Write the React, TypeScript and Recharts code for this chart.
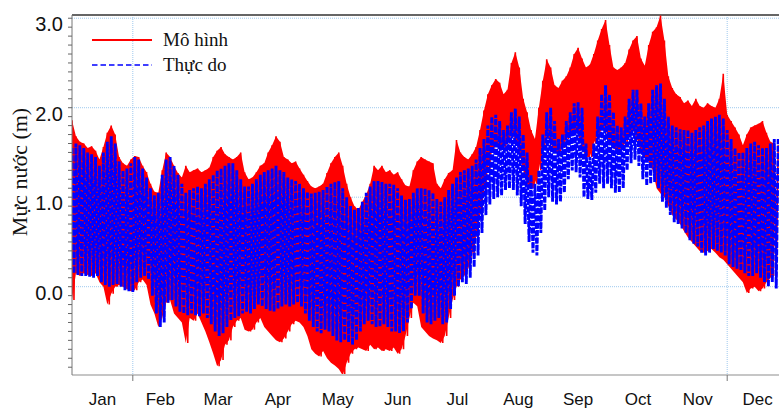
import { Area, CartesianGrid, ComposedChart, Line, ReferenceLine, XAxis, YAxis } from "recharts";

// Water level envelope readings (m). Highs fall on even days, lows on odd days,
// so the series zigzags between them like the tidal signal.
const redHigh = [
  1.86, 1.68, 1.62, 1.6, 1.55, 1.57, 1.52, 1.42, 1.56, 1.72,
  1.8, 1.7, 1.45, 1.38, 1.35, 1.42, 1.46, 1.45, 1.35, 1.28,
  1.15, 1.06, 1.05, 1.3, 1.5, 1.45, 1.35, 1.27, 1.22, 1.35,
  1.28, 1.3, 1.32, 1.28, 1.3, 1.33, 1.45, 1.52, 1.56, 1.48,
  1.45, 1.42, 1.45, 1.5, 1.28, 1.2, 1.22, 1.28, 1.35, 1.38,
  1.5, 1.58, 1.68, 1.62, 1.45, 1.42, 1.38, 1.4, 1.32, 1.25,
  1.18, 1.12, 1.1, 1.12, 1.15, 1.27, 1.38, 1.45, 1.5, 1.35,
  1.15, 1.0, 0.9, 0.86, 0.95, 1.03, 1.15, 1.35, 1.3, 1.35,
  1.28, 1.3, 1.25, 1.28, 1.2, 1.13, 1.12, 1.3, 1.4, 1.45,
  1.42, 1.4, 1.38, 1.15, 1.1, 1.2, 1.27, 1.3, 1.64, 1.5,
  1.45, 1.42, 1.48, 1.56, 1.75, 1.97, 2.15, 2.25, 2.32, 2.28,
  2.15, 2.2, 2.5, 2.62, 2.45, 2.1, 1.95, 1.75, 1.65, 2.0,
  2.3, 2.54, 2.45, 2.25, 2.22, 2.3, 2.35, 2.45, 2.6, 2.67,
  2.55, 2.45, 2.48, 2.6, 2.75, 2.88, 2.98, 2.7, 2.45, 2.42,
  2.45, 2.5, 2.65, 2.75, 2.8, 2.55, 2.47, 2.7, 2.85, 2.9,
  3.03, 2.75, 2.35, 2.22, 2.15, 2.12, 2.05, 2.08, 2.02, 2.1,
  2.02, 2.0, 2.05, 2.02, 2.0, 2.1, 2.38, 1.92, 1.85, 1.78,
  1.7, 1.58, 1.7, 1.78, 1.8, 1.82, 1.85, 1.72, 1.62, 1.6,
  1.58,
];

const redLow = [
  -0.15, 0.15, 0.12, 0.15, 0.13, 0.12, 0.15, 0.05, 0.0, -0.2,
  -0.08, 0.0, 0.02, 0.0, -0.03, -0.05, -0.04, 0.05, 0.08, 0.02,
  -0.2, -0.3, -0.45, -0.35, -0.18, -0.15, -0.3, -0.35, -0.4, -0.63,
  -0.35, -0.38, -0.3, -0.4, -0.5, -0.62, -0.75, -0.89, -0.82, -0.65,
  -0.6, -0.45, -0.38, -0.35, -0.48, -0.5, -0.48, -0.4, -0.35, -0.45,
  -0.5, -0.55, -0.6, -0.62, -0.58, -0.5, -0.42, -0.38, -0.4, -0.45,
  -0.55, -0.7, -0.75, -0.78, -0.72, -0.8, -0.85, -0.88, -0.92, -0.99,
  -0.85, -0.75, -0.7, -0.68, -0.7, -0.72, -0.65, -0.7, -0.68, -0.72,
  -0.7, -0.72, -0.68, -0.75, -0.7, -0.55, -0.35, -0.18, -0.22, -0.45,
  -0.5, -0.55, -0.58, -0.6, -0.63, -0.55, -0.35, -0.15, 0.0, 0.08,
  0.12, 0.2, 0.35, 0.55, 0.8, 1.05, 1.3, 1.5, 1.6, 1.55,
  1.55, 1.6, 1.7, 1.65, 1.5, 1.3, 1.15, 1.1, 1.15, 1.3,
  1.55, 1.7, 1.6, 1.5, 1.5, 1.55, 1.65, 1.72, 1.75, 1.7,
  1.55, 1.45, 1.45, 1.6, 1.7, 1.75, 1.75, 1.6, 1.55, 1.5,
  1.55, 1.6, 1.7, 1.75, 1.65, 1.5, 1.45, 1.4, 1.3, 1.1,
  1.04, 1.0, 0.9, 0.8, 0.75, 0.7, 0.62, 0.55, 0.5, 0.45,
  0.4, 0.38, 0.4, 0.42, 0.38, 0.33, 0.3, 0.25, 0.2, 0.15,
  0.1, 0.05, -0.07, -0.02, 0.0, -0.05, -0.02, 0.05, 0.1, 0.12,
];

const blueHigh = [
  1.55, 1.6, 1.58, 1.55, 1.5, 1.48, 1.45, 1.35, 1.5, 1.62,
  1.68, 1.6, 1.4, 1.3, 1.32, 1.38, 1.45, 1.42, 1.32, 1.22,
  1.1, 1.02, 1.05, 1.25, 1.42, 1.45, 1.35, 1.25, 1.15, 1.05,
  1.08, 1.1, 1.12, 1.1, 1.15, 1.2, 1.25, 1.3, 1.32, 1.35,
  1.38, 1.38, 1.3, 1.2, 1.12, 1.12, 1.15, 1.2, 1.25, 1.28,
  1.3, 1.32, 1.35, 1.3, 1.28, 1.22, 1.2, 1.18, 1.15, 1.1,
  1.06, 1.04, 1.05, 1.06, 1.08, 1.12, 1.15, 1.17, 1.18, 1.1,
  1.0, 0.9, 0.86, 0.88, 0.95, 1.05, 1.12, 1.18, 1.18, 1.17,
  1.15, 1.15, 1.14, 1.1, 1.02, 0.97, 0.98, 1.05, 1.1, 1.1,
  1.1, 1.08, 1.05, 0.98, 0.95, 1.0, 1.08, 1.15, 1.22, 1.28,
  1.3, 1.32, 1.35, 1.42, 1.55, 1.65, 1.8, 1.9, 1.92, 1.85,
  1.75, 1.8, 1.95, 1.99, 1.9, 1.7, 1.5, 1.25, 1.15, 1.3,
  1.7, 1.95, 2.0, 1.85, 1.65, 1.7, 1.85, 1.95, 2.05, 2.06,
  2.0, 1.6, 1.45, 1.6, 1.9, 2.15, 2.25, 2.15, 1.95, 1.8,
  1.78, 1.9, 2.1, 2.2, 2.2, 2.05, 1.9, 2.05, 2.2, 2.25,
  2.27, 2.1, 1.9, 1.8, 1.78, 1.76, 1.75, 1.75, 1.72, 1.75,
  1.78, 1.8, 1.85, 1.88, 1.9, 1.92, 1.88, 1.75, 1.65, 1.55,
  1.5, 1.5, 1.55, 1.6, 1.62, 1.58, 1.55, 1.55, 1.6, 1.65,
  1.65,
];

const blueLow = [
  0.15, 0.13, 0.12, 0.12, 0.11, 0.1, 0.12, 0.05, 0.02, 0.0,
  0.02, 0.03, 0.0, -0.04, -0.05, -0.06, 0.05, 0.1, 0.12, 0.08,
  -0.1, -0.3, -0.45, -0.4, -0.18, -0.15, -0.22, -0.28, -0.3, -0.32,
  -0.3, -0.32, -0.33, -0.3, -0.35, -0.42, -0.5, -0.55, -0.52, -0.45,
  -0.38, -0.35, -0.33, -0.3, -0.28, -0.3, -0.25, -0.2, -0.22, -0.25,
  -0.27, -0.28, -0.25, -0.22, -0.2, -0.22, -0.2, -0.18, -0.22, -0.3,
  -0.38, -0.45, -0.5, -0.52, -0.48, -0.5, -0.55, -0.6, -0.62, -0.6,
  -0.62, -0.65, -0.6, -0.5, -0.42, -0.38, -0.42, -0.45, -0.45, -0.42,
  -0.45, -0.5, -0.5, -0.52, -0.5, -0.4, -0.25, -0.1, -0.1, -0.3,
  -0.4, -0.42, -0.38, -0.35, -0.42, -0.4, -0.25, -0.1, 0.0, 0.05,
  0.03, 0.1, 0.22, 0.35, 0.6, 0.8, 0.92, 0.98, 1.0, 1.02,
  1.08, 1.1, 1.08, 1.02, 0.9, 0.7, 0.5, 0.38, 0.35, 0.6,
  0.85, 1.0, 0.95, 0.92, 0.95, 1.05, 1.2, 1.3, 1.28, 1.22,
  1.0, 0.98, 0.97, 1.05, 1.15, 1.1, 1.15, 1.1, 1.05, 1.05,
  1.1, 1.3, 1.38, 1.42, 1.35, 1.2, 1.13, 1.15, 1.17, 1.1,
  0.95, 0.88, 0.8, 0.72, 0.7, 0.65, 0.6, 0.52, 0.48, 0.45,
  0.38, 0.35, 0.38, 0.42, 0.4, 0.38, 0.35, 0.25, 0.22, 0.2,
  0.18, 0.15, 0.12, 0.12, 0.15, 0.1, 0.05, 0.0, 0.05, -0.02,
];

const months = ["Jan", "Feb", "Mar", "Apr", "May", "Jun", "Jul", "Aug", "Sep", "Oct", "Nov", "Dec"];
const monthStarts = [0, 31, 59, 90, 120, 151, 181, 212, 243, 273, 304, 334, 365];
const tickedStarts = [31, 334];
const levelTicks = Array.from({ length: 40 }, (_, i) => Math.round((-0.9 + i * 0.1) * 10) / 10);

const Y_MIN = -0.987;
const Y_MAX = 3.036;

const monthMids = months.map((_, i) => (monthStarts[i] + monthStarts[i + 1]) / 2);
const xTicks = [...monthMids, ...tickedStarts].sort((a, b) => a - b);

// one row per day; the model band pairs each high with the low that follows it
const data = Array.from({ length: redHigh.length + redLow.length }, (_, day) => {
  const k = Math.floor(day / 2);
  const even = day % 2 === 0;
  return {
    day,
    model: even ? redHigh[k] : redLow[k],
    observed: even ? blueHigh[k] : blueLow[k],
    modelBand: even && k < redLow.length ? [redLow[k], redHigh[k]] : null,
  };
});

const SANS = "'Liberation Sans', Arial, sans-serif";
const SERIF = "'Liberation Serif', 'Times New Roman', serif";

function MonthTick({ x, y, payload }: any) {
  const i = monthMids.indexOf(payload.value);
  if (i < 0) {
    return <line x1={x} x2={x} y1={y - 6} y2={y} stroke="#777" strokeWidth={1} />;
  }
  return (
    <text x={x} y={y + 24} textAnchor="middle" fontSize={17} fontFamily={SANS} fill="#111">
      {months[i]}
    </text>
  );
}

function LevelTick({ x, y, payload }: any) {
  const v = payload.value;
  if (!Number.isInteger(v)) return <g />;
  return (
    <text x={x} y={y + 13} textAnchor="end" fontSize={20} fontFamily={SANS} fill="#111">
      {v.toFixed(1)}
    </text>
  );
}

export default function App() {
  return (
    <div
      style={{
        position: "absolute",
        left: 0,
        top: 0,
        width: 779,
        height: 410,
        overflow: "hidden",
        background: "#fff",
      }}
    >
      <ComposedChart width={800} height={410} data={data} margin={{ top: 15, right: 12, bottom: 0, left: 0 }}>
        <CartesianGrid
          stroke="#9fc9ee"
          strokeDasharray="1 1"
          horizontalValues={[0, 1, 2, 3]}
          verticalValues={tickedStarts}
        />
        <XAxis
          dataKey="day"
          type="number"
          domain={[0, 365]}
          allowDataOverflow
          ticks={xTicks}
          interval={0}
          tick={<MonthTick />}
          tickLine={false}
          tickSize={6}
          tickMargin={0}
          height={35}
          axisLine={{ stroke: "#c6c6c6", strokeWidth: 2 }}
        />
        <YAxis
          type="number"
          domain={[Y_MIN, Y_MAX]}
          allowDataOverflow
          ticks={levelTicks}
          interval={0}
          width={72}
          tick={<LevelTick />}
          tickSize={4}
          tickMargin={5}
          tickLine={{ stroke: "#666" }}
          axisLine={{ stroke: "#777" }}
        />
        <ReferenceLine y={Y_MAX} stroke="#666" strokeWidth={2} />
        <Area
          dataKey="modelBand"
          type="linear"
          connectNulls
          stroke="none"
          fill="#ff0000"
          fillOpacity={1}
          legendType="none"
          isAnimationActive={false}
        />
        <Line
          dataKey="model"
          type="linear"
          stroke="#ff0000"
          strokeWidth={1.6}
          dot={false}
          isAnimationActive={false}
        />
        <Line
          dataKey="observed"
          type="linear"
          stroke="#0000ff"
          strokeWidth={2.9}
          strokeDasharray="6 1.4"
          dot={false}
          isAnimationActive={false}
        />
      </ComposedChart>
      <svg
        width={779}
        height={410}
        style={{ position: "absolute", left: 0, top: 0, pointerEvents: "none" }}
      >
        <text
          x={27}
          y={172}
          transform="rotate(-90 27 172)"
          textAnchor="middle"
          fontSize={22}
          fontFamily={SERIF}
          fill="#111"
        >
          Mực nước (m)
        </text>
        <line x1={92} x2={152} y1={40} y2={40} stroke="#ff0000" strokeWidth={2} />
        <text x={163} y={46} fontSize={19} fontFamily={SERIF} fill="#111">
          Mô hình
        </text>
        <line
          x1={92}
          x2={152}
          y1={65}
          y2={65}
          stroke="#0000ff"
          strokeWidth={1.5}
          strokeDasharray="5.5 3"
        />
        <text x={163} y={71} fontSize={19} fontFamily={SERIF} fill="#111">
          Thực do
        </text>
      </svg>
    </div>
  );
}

=======

## PROBLEM DETAILS
Repeat the listing above exactly from its first line to the line containing "ReferenceLine, XAxis, YAxis", both included, and omit the pictures.

## TASK RESPONSE
Write the React, TypeScript and Recharts code for this chart.
import { Area, CartesianGrid, ComposedChart, Line, ReferenceLine, XAxis, YAxis } from "recharts";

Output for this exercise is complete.